Mas no se acongoje. Hoy los más grandes escritores tienen que hacerse periodistas. Ante todo por una razón económica que no he de encarecerle. Y luego por otras, aunque también éstas tengan raíz económica. No anduvo descaminado el que asentó que la difusión del periodismo, de los diarios y las gacetas y las revistas lleva consigo un cambio tan grande en la marcha de la cultura humana como el que produjo la invención de la escritura primero y la de la imprenta después. Formáronse primero una lógica y una estética de la lengua escrita; luego, de la impresa, y ahora se están formando de la lengua periodística. Y otro día le entretendré hablándole de los escritores jeroglíficos, de los cuneiformes y de los alfabéticos. Tenemos entre nosotros un escritor de estilo cuneiforme —en cuñas—, que es divertidísimo notar cómo les irrita a no pocos de estilo jeroglífico, que le tildan de arbitrario y desaliñado. A mí me place más cuanto más de él disiento.

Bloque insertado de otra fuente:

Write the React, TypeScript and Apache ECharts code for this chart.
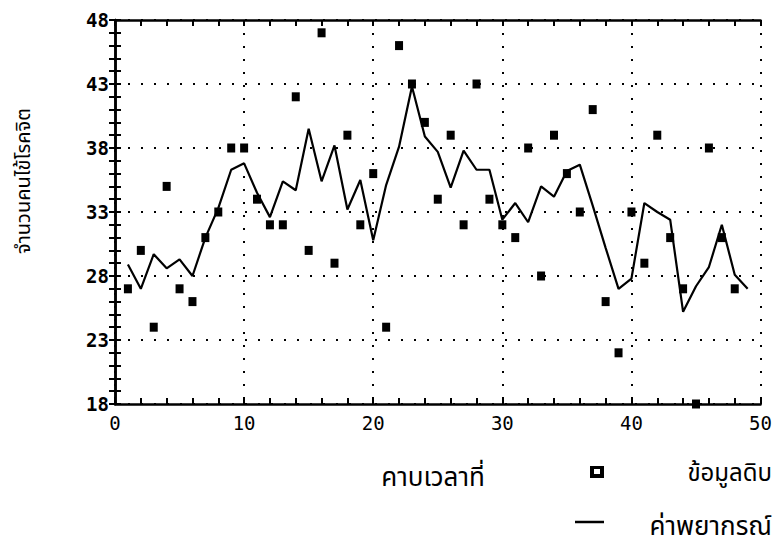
import React, { useEffect, useRef } from "react";
import * as echarts from "echarts";

const periods = [1,2,3,4,5,6,7,8,9,10,11,12,13,14,15,16,17,18,19,20,21,22,23,24,25,26,27,28,29,30,31,32,33,34,35,36,37,38,39,40,41,42,43,44,45,46,47,48];
const rawData = [27,30,24,35,27,26,31,33,38,38,34,32,32,42,30,47,29,39,32,36,24,46,43,40,34,39,32,43,34,32,31,38,28,39,36,33,41,26,22,33,29,39,31,27,18,38,31,27];
const forecastPeriods = [1,2,3,4,5,6,7,8,9,10,11,12,13,14,15,16,17,18,19,20,21,22,23,24,25,26,27,28,29,30,31,32,33,34,35,36,37,38,39,40,41,42,43,44,45,46,47,48,49];
const forecast = [28.9,27,29.7,28.6,29.3,28,31,33.3,36.3,36.8,34.5,32.6,35.4,34.7,39.5,35.4,38.2,33.2,35.5,30.8,35.1,38.1,42.8,38.9,37.7,34.9,37.8,36.3,36.3,32.4,33.7,32.2,35,34.2,36.2,36.7,33.5,30.2,27,27.8,33.7,33,32.4,25.2,27.2,28.7,32,28.1,27];
const xTicks = [0, 10, 20, 30, 40, 50];
const yTicks = [18, 23, 28, 33, 38, 43, 48];
const labels = {
  yTitle: "จำนวนคนไข้โรคจิต",
  xTitle: "คาบเวลาที่",
  raw: "ข้อมูลดิบ",
  forecast: "ค่าพยากรณ์",
};

const thaiFont = "'Noto Sans Thai', 'Noto Sans', 'DejaVu Sans', sans-serif";
const numFont = "'DejaVu Sans Mono', monospace";

export default function App() {
  const ref = useRef<HTMLDivElement>(null);
  useEffect(() => {
    if (!ref.current) return;
    const chart = echarts.init(ref.current, null, { renderer: "svg" });
    const axisCommon = {
      axisLine: { show: true, lineStyle: { color: "#000", width: 2.5 } },
      axisTick: { show: true, inside: true, length: 6, lineStyle: { color: "#000", width: 2 } },
      minorTick: { show: true, length: 6, lineStyle: { color: "#000", width: 2 } },
    };
    const xMin = xTicks[0], xMax = xTicks[xTicks.length - 1];
    const yMin = yTicks[0], yMax = yTicks[yTicks.length - 1];
    chart.setOption({
      animation: false,
      backgroundColor: "#fff",
      grid: { left: 115, right: 9, top: 20, bottom: 146 },
      xAxis: [
        {
          type: "value", min: xMin, max: xMax, interval: 10,
          ...axisCommon,
          minorTick: { ...axisCommon.minorTick, splitNumber: 5 },
          axisLabel: { color: "#000", fontFamily: numFont, fontSize: 19, margin: 9,
            formatter: (v: number) => (xTicks.includes(v) ? String(v) : "") },
          splitLine: { show: true, lineStyle: { color: "#000", width: 2, type: [2, 11] } },
        },
        {
          type: "value", position: "top", min: xMin, max: xMax, interval: 10,
          ...axisCommon,
          minorTick: { ...axisCommon.minorTick, splitNumber: 5 },
          axisLabel: { show: false },
          splitLine: { show: false },
        },
      ],
      yAxis: [
        {
          type: "value", min: yMin, max: yMax, interval: 5,
          ...axisCommon,
          minorTick: { ...axisCommon.minorTick, splitNumber: 5 },
          axisLabel: { color: "#000", fontFamily: numFont, fontWeight: "bold", fontSize: 19, margin: 6 },
          splitLine: { show: true, lineStyle: { color: "#000", width: 2, type: [2, 11] } },
        },
        {
          type: "value", position: "right", min: yMin, max: yMax, interval: 5,
          ...axisCommon,
          minorTick: { ...axisCommon.minorTick, splitNumber: 5 },
          axisLabel: { show: false },
          splitLine: { show: false },
        },
      ],
      series: [
        {
          name: labels.raw,
          type: "scatter",
          symbol: "rect",
          symbolSize: [8, 9],
          itemStyle: { color: "#000", opacity: 1 },
          data: periods.map((p, i) => [p, rawData[i]]),
          clip: false,
          z: 3,
        },
        {
          name: labels.forecast,
          type: "line",
          showSymbol: false,
          symbol: "none",
          lineStyle: { color: "#000", width: 2.2 },
          data: forecastPeriods.map((p, i) => [p, forecast[i]]),
          z: 2,
        },
      ],
      graphic: [
        {
          type: "text", x: 24, y: 181, rotation: Math.PI / 2,
          style: { text: labels.yTitle, fill: "#000", font: `20px ${thaiFont}`, align: "center", verticalAlign: "middle" },
        },
        {
          type: "text", x: 433, y: 478,
          style: { text: labels.xTitle, fill: "#000", font: `26px ${thaiFont}`, align: "center", verticalAlign: "middle" },
        },
        {
          type: "rect", shape: { x: 590, y: 466, width: 14, height: 12 },
          style: { fill: "#000" },
        },
        {
          type: "rect", shape: { x: 594, y: 469, width: 6, height: 5 },
          style: { fill: "#fff" },
        },
        {
          type: "text", x: 772, y: 474,
          style: { text: labels.raw, fill: "#000", font: `24px ${thaiFont}`, align: "right", verticalAlign: "middle" },
        },
        {
          type: "line", shape: { x1: 575, y1: 522, x2: 604, y2: 522 },
          style: { stroke: "#000", lineWidth: 2.5 },
        },
        {
          type: "text", x: 772, y: 527,
          style: { text: labels.forecast, fill: "#000", font: `26px ${thaiFont}`, align: "right", verticalAlign: "middle" },
        },
      ],
    });
    return () => chart.dispose();
  }, []);
  return <div ref={ref} style={{ position: "fixed", left: 0, top: 0, width: 775, height: 550 }} />;
}
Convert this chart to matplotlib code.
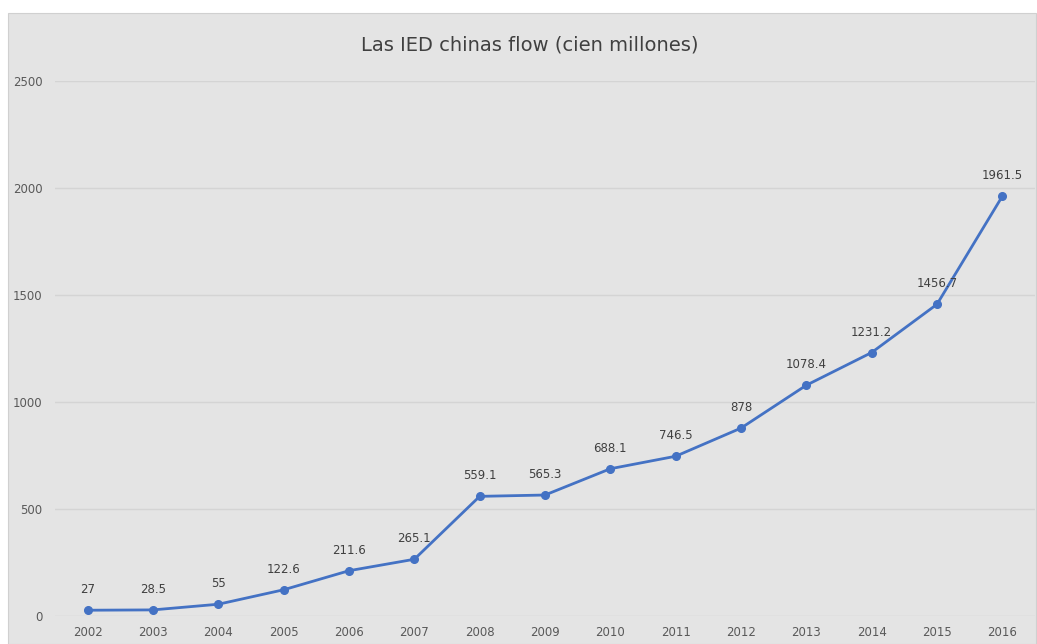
import matplotlib
matplotlib.use("Agg")
import matplotlib.pyplot as plt
from matplotlib.patches import Rectangle

years = ["2002", "2003", "2004", "2005", "2006", "2007", "2008", "2009",
         "2010", "2011", "2012", "2013", "2014", "2015", "2016"]
values = [27, 28.5, 55, 122.6, 211.6, 265.1, 559.1, 565.3,
          688.1, 746.5, 878, 1078.4, 1231.2, 1456.7, 1961.5]
labels = ["27", "28.5", "55", "122.6", "211.6", "265.1", "559.1", "565.3",
          "688.1", "746.5", "878", "1078.4", "1231.2", "1456.7", "1961.5"]
title = "Las IED chinas flow (cien millones)"

W, H = 1037, 644
fig = plt.figure(figsize=(W / 100, H / 100), dpi=100)
fig.patch.set_facecolor("white")
bg = "#e4e4e4"
fig.patches.append(Rectangle((8 / W, 0), (1036 - 8) / W, (H - 13) / H,
                             transform=fig.transFigure, facecolor=bg,
                             edgecolor="#d0d0d0", linewidth=0.8, zorder=-10))

left, right = 55 / W, 1035 / W
bottom, top = (H - 616) / H, (H - 81) / H
ax = fig.add_axes([left, bottom, right - left, top - bottom])
ax.set_zorder(5)
ax.patch.set_visible(False)

x = list(range(len(years)))
ax.plot(x, values, color="#4472C4", linewidth=2.0, marker="o",
        markersize=5.5, zorder=3, clip_on=False)
for xi, v, lab in zip(x, values, labels):
    ax.annotate(lab, (xi, v), xytext=(0, 10), textcoords="offset points",
                ha="center", va="bottom", fontsize=8.5, color="#404040")

ax.set_xlim(-0.5, len(years) - 0.5)
ax.set_ylim(0, 2500)
ax.set_yticks([0, 500, 1000, 1500, 2000, 2500])
ax.set_xticks(x)
ax.set_xticklabels(years)
ax.tick_params(axis="both", length=0, labelsize=8.5, colors="#595959")
ax.tick_params(axis="y", pad=9)
ax.tick_params(axis="x", pad=7)
ax.grid(axis="y", color="#d4d4d4", linewidth=1)
ax.set_axisbelow(True)
for s in ax.spines.values():
    s.set_visible(False)

fig.text(530 / W, 1 - 45 / H, title, ha="center", va="center",
         fontsize=14, color="#404040")

fig.savefig("out.png", dpi=100)
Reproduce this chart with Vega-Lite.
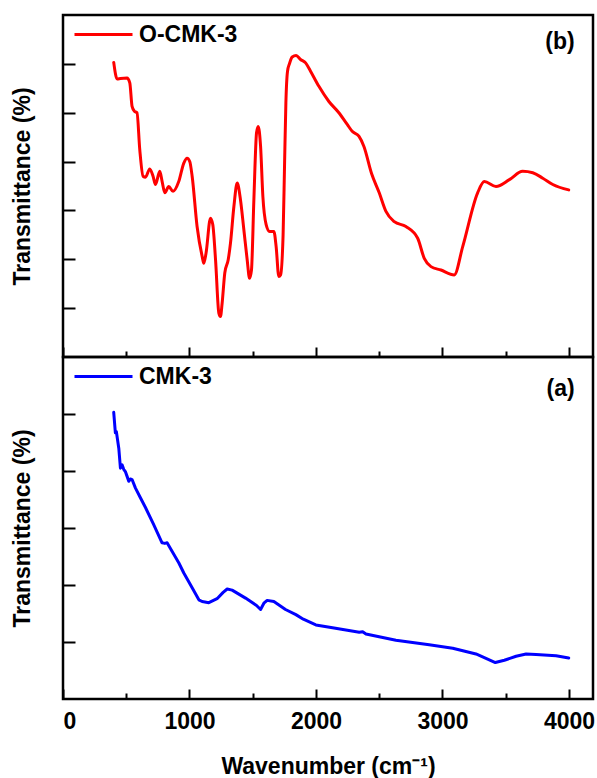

Espero, amigo mío periodista, tener que volver al tema. Este ejercicio, a mi modo, del periodismo —o ensayismo periódico— podrá haberme desviado de otra actividad, ¡pero me ha emancipado de tantas cosas...! ¡Vaivenes y altibajos de menester tan menesteroso: ¡Libertan tanto ciertas servidumbres...! Y si alguien dijere que parezco escribir no más que para escritores, le diré que todo lector de raza sueña en escribir. Y si no, no es verdadero lector.

Hagamos, pues, periodismo, pero con toda el alma. “Con toda el alma”; ¡qué hermosa expresión, chafada, como otras también hermosas, por la rodera del mal uso! Y una de nuestras tareas ha de ser la de regenerar tales expresiones. Que nada como el periodismo rehace —digan lo que quieran literatos chirles— el lenguaje. Que cambia periódicamente.